Cada día aparecen nuevas informaciones que hablan de la manera en la que nuestra clase política ha venido, hace años ya, aprovechando los intersticios del ordenamiento legal para defraudar la confianza depositada en ellos por el electorado en cada elección.
Una primera observación acerca de este proceso -que algunos han llegado a comparar con una telenovela porque cada día entrega un capítulo nuevo y no parece tener fin- es que el país cuenta con una clase política que se rige exclusivamente por la ley. El patrón de conducta es simple: si la ley no lo prohíbe es que está permitido. No importan la ética ni la moral, y esa es una conclusión que revela un importante grado de enfermedad en el alma nacional.
La segunda observación es que se ha ido produciendo un fenómeno de adormecimiento por parte de la opinión pública. De la sensación de escándalo y vergüenza inicial, se ha ido pasando a una constatación apesadumbrada respecto a la extensión del aprovechamiento por parte de nuestras autoridades de los vacíos legales y por último a un estado adormecido en el que ya nada produce una reacción.
Es lo mismo que le sucede a los enfermos que se acostumbran a los síntomas. Creen que sus dolores y malestares están cediendo y, por lo tanto, que están mejorando, pero siguen enfermos.
Frente a estas dos circunstancias empieza a producirse la respuesta natural. ¿Qué se puede hacer para evitar que vuelvan a realizarse estos actos tan perfectamente legales pero al mismo tiempo tan reprochables desde el punto de vista de la ética y de la inequidad?
Considerando el asunto desde el punto de vista médico, la analogía indica que el enfermo debería ir al médico y someterse a la inyección de una vacuna. Sin embargo, el análisis de la situación no se suele hacer recurriendo a las analogías -que siempre son tan esclarecedoras- y la sensación que impera entonces es la del desánimo, porque se cree que los responsables no serán castigados, o al menos no lo serán de una manera proporcional a la magnitud de su falta, y que los abusos continuarán produciéndose con mayor o menor elegancia.

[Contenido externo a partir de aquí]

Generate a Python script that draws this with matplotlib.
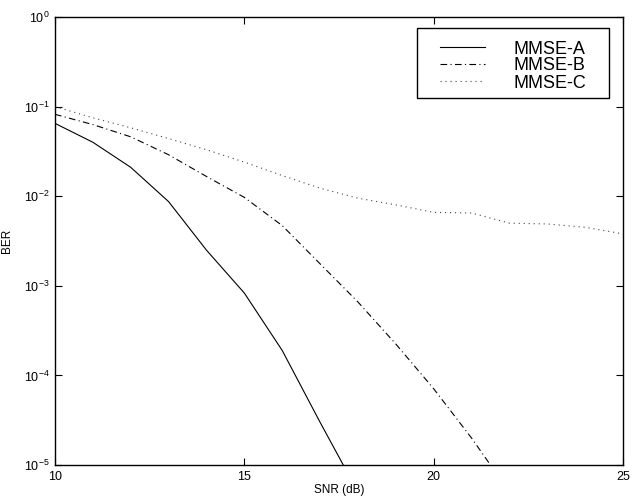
import matplotlib
matplotlib.use("Agg")
import matplotlib.pyplot as plt
import numpy as np
from matplotlib.ticker import FixedLocator, LogFormatterSciNotation, NullLocator
from matplotlib.patches import Rectangle

plt.rcParams['font.family'] = ['Liberation Sans', 'DejaVu Sans']
plt.rcParams['mathtext.fontset'] = 'custom'
plt.rcParams['mathtext.rm'] = 'Liberation Sans'
plt.rcParams['mathtext.it'] = 'Liberation Sans'
plt.rcParams['mathtext.default'] = 'regular'
plt.rcParams['axes.unicode_minus'] = False

snr_a = [10, 11, 12, 13, 14, 15, 16, 17, 18]
ber_a = [0.065, 0.040, 0.021, 0.0087, 0.0025, 8.3e-4, 1.9e-4, 3.0e-5, 5.0e-6]

snr_b = [10, 11, 12, 13, 14, 15, 16, 17, 18, 19, 20, 21, 22]
ber_b = [0.082, 0.063, 0.046, 0.029, 0.0166, 0.0097, 0.0047, 0.00176, 6.6e-4,
         2.24e-4, 7.1e-5, 2.0e-5, 5.0e-6]

snr_c = [10, 11, 12, 13, 14, 15, 16, 17, 18, 19, 20, 21, 22, 23, 24, 25]
ber_c = [0.100, 0.075, 0.058, 0.044, 0.033, 0.024, 0.017, 0.0123, 0.0095,
         0.0080, 0.0066, 0.0065, 0.0050, 0.0049, 0.0045, 0.0038]

labels = ['MMSE-A', 'MMSE-B', 'MMSE-C']
xticks = [10, 15, 20, 25]
yticks = [1e-5, 1e-4, 1e-3, 1e-2, 1e-1, 1e0]

fig = plt.figure(figsize=(6.37, 4.99), dpi=100)
ax = fig.add_axes([55/637, 34/499, 568/637, 448/499])

ax.plot(snr_a, ber_a, color='black', lw=0.8, linestyle='-', label=labels[0])
ax.plot(snr_b, ber_b, color='black', lw=0.8, linestyle=(0, (6, 3, 1, 3)), label=labels[1])
ax.plot(snr_c, ber_c, color='#444444', lw=0.8, linestyle=(0, (1, 3.5)), label=labels[2])

ax.set_yscale('log')
ax.set_xlim(10, 25)
ax.set_ylim(1e-5, 1e0)
ax.xaxis.set_major_locator(FixedLocator(xticks))
ax.yaxis.set_major_locator(FixedLocator(yticks))
ax.yaxis.set_minor_locator(NullLocator())
ax.xaxis.set_minor_locator(NullLocator())
ax.yaxis.set_major_formatter(LogFormatterSciNotation())
ax.tick_params(direction='in', length=5, width=0.8, top=True, right=True,
               labelsize=9, pad=4)
for s in ax.spines.values():
    s.set_linewidth(1.0)

ax.set_xlabel('SNR (dB)', fontsize=8.5, labelpad=1)
ax.set_ylabel('BER', fontsize=8.5, labelpad=8)

# legend box frame
ax.add_patch(Rectangle((362/568, 367/448), 192/568, 70/448, transform=ax.transAxes,
                       facecolor='white', edgecolor='black', lw=1.0, zorder=4))
leg = ax.legend(loc='upper left', bbox_to_anchor=(385/568, 424.5/448), borderaxespad=0,
                fontsize=13, frameon=False, handlelength=2.5, handletextpad=1.55,
                labelspacing=0.0, borderpad=0.0)
leg.set_zorder(5)

fig.savefig('out.png', dpi=100)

Esa suerte de renuncia a la idea de hacer un esfuerzo por enfrentar la enfermedad se ve reforzada con la desconfianza en que los responsables de hacer las leyes que sirvan como vacuna lo hagan efectivamente, porque se les consideran como los mismos que ya hicieron trampa una vez.
La incredulidad va entonces en el sentido de que, si se llegan a adoptar medidas, estas serán preparadas de manera que puedan ser burladas nuevamente porque, en definitiva, lo único que parece importar es la posibilidad de beneficiarse con cualquier forma de financiamiento permitida por la ley, aunque sea reprobable desde la ética.
¿Qué hacer entonces? Algunos sueñan con la idea de generar una especie de revolución que coloque la ética al centro de la actividad política y jubile a todos los dirigentes políticos porque, aunque los que aparecen como responsables son unos pocos, se sospecha de todos. Puede ser injusto, pero ese es el sentimiento predominante en muchos sectores de nuestra sociedad.
Naturalmente, la prudencia, la experiencia y el conocimiento de la historia llevan a desconfiar también de esas soluciones radicales, sobre todo porque poseen una visión muy parcelada de la ética.
Lo que queda entonces es sumar esfuerzos por volver a colocar la ética en el sitial de privilegio que le corresponde, de manera que oriente el comportamiento de todos: autoridades y gobernados. El cambio es cultural y no se puede exigir a algunos que lo cumplan mientras los demás seguimos eludiendo el pago de los impuestos, tratando de pasar por encima de nuestro compañero de trabajo o de nuestro vecino para aprovechar cualquier ventaja por pequeña que sea.
Lo que queda entonces por hacer es promover una campaña transversal para vacunarnos contra el egoísmo, el individualismo y la confusión de los valores que deben regir la vida en común.